As I read this, I was thinking, "I have to go to this Web site because I can't believe this is not a parody. Or is it?" I was relieved to read in your post that it is a parody, but I agree with you that it cuts so close that I could believe someone was actually serious.

 

At 10/14/2005 11:16 AM, Anonymous Skeptico said...

You know, I'm 99% sure this site is a parody. I hope it is - I have it as "humor" link from my site.

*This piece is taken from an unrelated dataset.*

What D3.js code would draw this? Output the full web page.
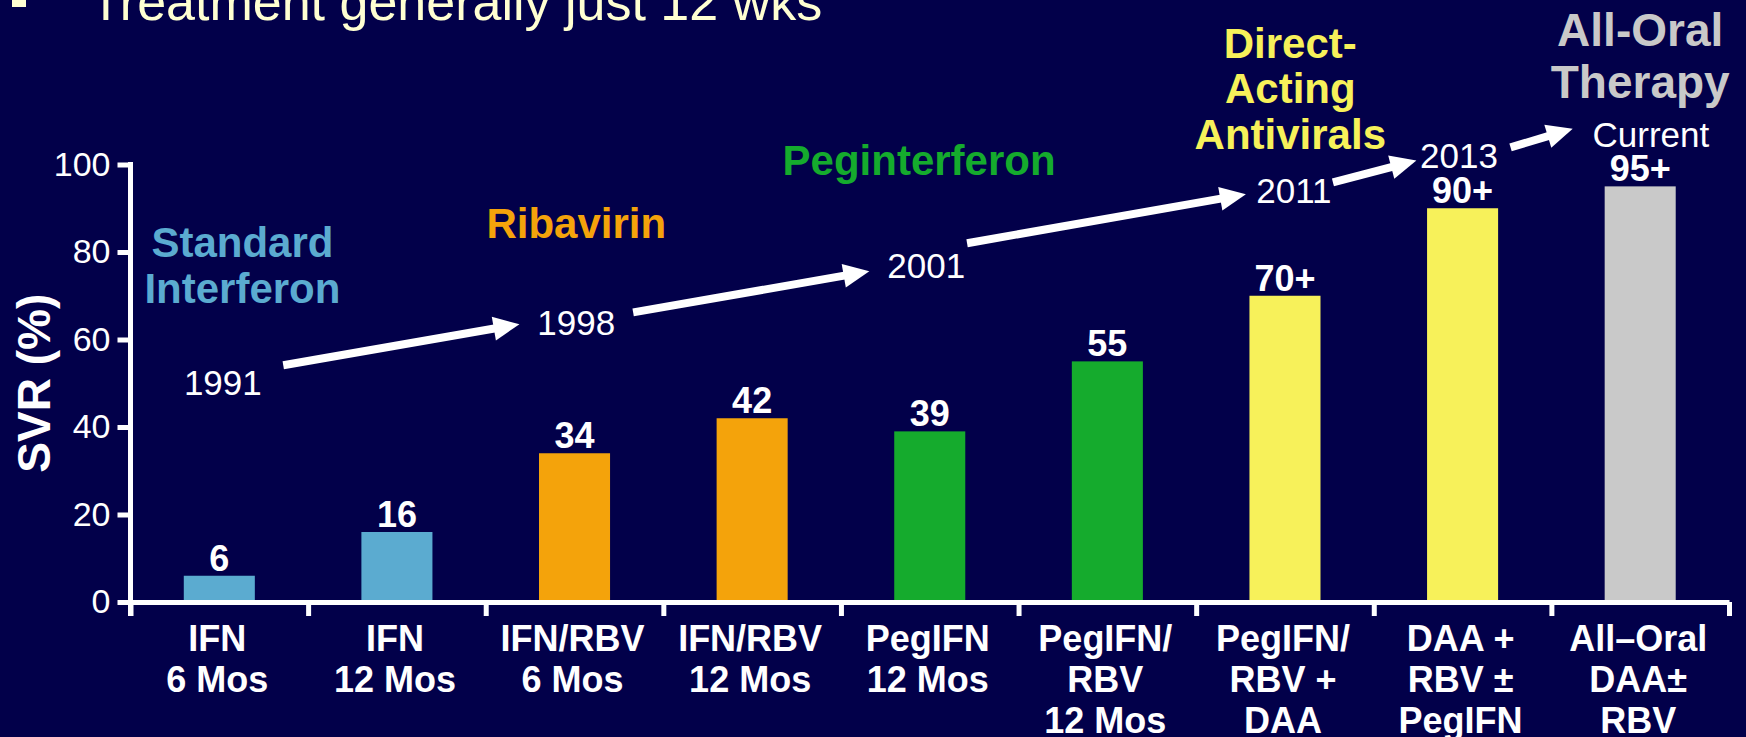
<!DOCTYPE html>
<html>
<head>
<meta charset="utf-8">
<script src="https://cdn.jsdelivr.net/npm/d3@7"></script>
<style>
  html, body { margin: 0; padding: 0; background: #02004a; }
  svg { display: block; }
  text { font-family: "Liberation Sans", Arial, sans-serif; }
</style>
</head>
<body>
<svg id="chart" width="1746" height="737"></svg>
<script>
// categories on the x axis, one entry per line of the label
var categoryLines = [
  ["IFN", "6 Mos"],
  ["IFN", "12 Mos"],
  ["IFN/RBV", "6 Mos"],
  ["IFN/RBV", "12 Mos"],
  ["PegIFN", "12 Mos"],
  ["PegIFN/", "RBV", "12 Mos"],
  ["PegIFN/", "RBV +", "DAA"],
  ["DAA +", "RBV \u00b1", "PegIFN"],
  ["All\u2013Oral", "DAA\u00b1", "RBV"]
];
var svrValues = [6, 16, 34, 42, 39, 55, 70, 90, 95];
var valueLabels = ["6", "16", "34", "42", "39", "55", "70+", "90+", "95+"];
var barEra = [0, 0, 1, 1, 2, 2, 3, 3, 4];
var yTicks = [0, 20, 40, 60, 80, 100];

// treatment eras, their titles (x in category units, y in SVR units)
var eraTitles = [["Standard", "Interferon"], ["Ribavirin"], ["Peginterferon"], ["Direct-", "Acting", "Antivirals"], ["All-Oral", "Therapy"]];
var eraColors = ["#5babd0", "#f4a30b", "#15ab2d", "#f7f15a", "#c9c9c9"];
var eraTitleX = [0.63, 2.51, 4.44, 6.53, 8.50];
var eraTitleY = [78.8, 83.1, 97.5, 124.4, 127.2];

// timeline years and arrows between them
var years = ["1991", "1998", "2001", "2011", "2013", "Current"];
var yearX = [0.52, 2.51, 4.48, 6.55, 7.48, 8.56];
var yearY = [47.3, 61.0, 74.0, 91.1, 99.1, 103.9];
var arrowFrom = [[0.86, 54.1], [2.83, 66.2], [4.71, 82.0], [6.77, 95.9], [7.77, 103.9]];
var arrowTo = [[2.19, 63.5], [4.16, 75.6], [6.28, 93.2], [7.24, 100.9], [8.12, 108.2]];

var svg = d3.select("#chart");
var plotLeft = 130.5, plotRight = 1729, plotTop = 164.5, plotBottom = 602;

svg.append("rect").attr("width", 1746).attr("height", 737).attr("fill", "#02004a");

var x = d3.scaleBand()
  .domain(d3.range(categoryLines.length))
  .range([plotLeft, plotRight])
  .paddingInner(0.6)
  .paddingOuter(0.3);
var xIdx = d3.scaleLinear().domain([0, categoryLines.length]).range([plotLeft, plotRight]);
var y = d3.scaleLinear().domain([0, 100]).range([plotBottom, plotTop]);

// bullet line at the top of the slide
svg.append("rect").attr("x", 12).attr("y", -7).attr("width", 14).attr("height", 14).attr("fill", "#ffffd2");
svg.append("text").attr("x", 90).attr("y", 20)
  .attr("font-size", 52).attr("fill", "#ffffd2")
  .text("Treatment generally just 12 wks");

// bars
svg.append("g").selectAll("rect").data(svrValues).enter()
  .append("rect")
  .attr("x", function(d, i){ return x(i); })
  .attr("y", function(d){ return y(d); })
  .attr("width", x.bandwidth())
  .attr("height", function(d){ return y(0) - y(d); })
  .attr("fill", function(d, i){ return eraColors[barEra[i]]; });

svg.append("g").selectAll("text").data(svrValues).enter()
  .append("text")
  .attr("x", function(d, i){ return x(i) + x.bandwidth() / 2; })
  .attr("y", function(d){ return y(d) - 5; })
  .attr("text-anchor", "middle")
  .attr("font-size", 36).attr("font-weight", "bold").attr("fill", "#fff")
  .text(function(d, i){ return valueLabels[i]; });

// y axis
var yAxis = d3.axisLeft(y).tickValues(yTicks).tickSize(13).tickSizeOuter(0).tickPadding(7);
var gy = svg.append("g").attr("transform", "translate(" + plotLeft + ",0)").call(yAxis);
gy.select(".domain").remove();
gy.selectAll(".tick line").attr("stroke", "#fff").attr("stroke-width", 5);
gy.selectAll(".tick text").attr("fill", "#fff").attr("font-size", 34)
  .attr("font-family", "Liberation Sans, Arial, sans-serif");
gy.append("line").attr("x1", 0).attr("x2", 0)
  .attr("y1", plotTop - 2.5).attr("y2", plotBottom + 14)
  .attr("stroke", "#fff").attr("stroke-width", 5);

// x axis with ticks between categories
var xAxis = d3.axisBottom(xIdx).tickValues(d3.range(categoryLines.length + 1))
  .tickSize(14).tickSizeOuter(0).tickFormat("");
var gx = svg.append("g").attr("transform", "translate(0," + plotBottom + ")").call(xAxis);
gx.select(".domain").attr("stroke", "#fff").attr("stroke-width", 5);
gx.selectAll(".tick line").attr("stroke", "#fff").attr("stroke-width", 5);

var catLabels = svg.append("g").selectAll("text").data(categoryLines).enter()
  .append("text")
  .attr("text-anchor", "middle")
  .attr("font-size", 36).attr("font-weight", "bold").attr("fill", "#fff");
catLabels.each(function(lines, i){
  var t = d3.select(this);
  lines.forEach(function(l, j){
    t.append("tspan")
      .attr("x", x(i) + x.bandwidth() / 2 - 2)
      .attr("y", plotBottom + 49 + j * 41)
      .text(l);
  });
});

// y axis title
svg.append("text")
  .attr("transform", "translate(50," + y(50) + ") rotate(-90)")
  .attr("text-anchor", "middle")
  .attr("font-size", 46).attr("font-weight", "bold").attr("fill", "#fff")
  .text("SVR (%)");

// era titles
eraTitles.forEach(function(lines, i){
  var big = i === 4;
  var t = svg.append("text")
    .attr("text-anchor", "middle")
    .attr("font-size", big ? 46 : 42).attr("font-weight", "bold")
    .attr("fill", eraColors[i]);
  lines.forEach(function(l, j){
    t.append("tspan")
      .attr("x", xIdx(eraTitleX[i]))
      .attr("y", y(eraTitleY[i]) + j * (big ? 52 : 45.5))
      .text(l);
  });
});

// years
svg.append("g").selectAll("text").data(years).enter()
  .append("text")
  .attr("x", function(d, i){ return xIdx(yearX[i]); })
  .attr("y", function(d, i){ return y(yearY[i]); })
  .attr("text-anchor", "middle")
  .attr("font-size", 35).attr("fill", "#fff")
  .text(function(d){ return d; });

// arrows
var headLen = 26, headHalf = 12;
arrowFrom.forEach(function(a, i){
  var x0 = xIdx(a[0]), y0 = y(a[1]);
  var x1 = xIdx(arrowTo[i][0]), y1 = y(arrowTo[i][1]);
  var len = Math.hypot(x1 - x0, y1 - y0);
  var ux = (x1 - x0) / len, uy = (y1 - y0) / len;
  var bx = x1 - ux * headLen, by = y1 - uy * headLen;
  svg.append("line")
    .attr("x1", x0).attr("y1", y0).attr("x2", bx + ux * 2).attr("y2", by + uy * 2)
    .attr("stroke", "#fff").attr("stroke-width", 8);
  svg.append("polygon")
    .attr("points", [[x1, y1], [bx - uy * headHalf, by + ux * headHalf], [bx + uy * headHalf, by - ux * headHalf]].join(" "))
    .attr("fill", "#fff");
});
</script>
</body>
</html>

Look at their page on astronomy: http://www.highestschool.com/astronomy.shtml

The science of astronomy dates back thousands of years. It is one of humanity's oldest scientific disciplines, with ancient monuments such as Stonehenge a testament to its importance to cultures around the world. But consider this: a rising number of high school students cannot tell you what their star sign is. More than half of them don't know what a star sign is. And a full 95% are unable to pair the appropriate sign of the zodiac with a given date!

(Snip)

And what about the fact that 90% of general-interest newspapers (as well as other important periodicals, like "TV Guide") run horoscopes every day. Do you think that these publications, publications that have the power to turn the tide of politics with their reporting, would print something they did not believe in? And more importantly, do we really want our children receiving an education that isn't even preparing them to read a newspaper!

As a first step to remedying the situation, we recommend that astronomy textbooks and science textbooks that discuss astronomy have a sticker placed on their cover that reads, "Stellar evolution is a theory, not a fact. Educators impel you to seek out other explanations for the movement of the stars and to look for their influence in your life."

 

At 10/14/2005 3:38 PM, Blogger dubiousbiologist said...

Given that *real* high schools teach st*ff like psychology and PE, why not teach astrology and creation science? Besides, potions was my favorite class at Hogwarts--Severus Snape was a fr*cking genius I tell you what.

 

At 10/14/2005 6:55 PM, Blogger Ereshkigal said...

If the "teach the controversy" people had any claim to credibility, they would insist that the controversies in sex education should be brought to students as well.

As it is, they are some of the biggest abstinence-only proponents.

 

At 10/14/2005 9:01 PM, Anonymous Anonymous said...

Liz here from I Speak of Dreams.

It is a darned good parody, too. I believed the authors were serious until I read the What Can I Do page, which reads in part:

"Lobby your local school board for change. Loud protests outside a board member's home with banners about "A child hater lives here" are particularly effective, as are the photos of you in jail for trying to speak your mind."

The parody speaks directly to the current suit by the Association of Christian Schools against the University of California, over UC's refusal to accept biology courses that teach creationism and deny the validity of evolution.

 

At 10/15/2005 5:19 PM, Blogger HEADoc said...

The genius of parody is the core of truth used to amuse and entertain. I think Mythology possesses the same magic. Both the scholar and the nit wit can relate.

 

At 10/15/2005 6:28 PM, Blogger Prometheus said...

The "teach the controversy" argument falls apart once you realize that "controversies" about evolution don't necessarily support "Intelligent Design".

The common error (actually, one of many) that I see "ID" supporters make is to assume that dismantling evolution would make "Intelligent Design" the de facto successor. In reality, not only is evolution far tougher to dismantle than they think, disproving evolution does nothing to support "ID".

The "ID" supporters' reasoning is as faulty as assuming that if you can prove that my car is not a Ford, that it must be a Toyota. In a way, they have fallen into a version of the "false dilemma" fallacy.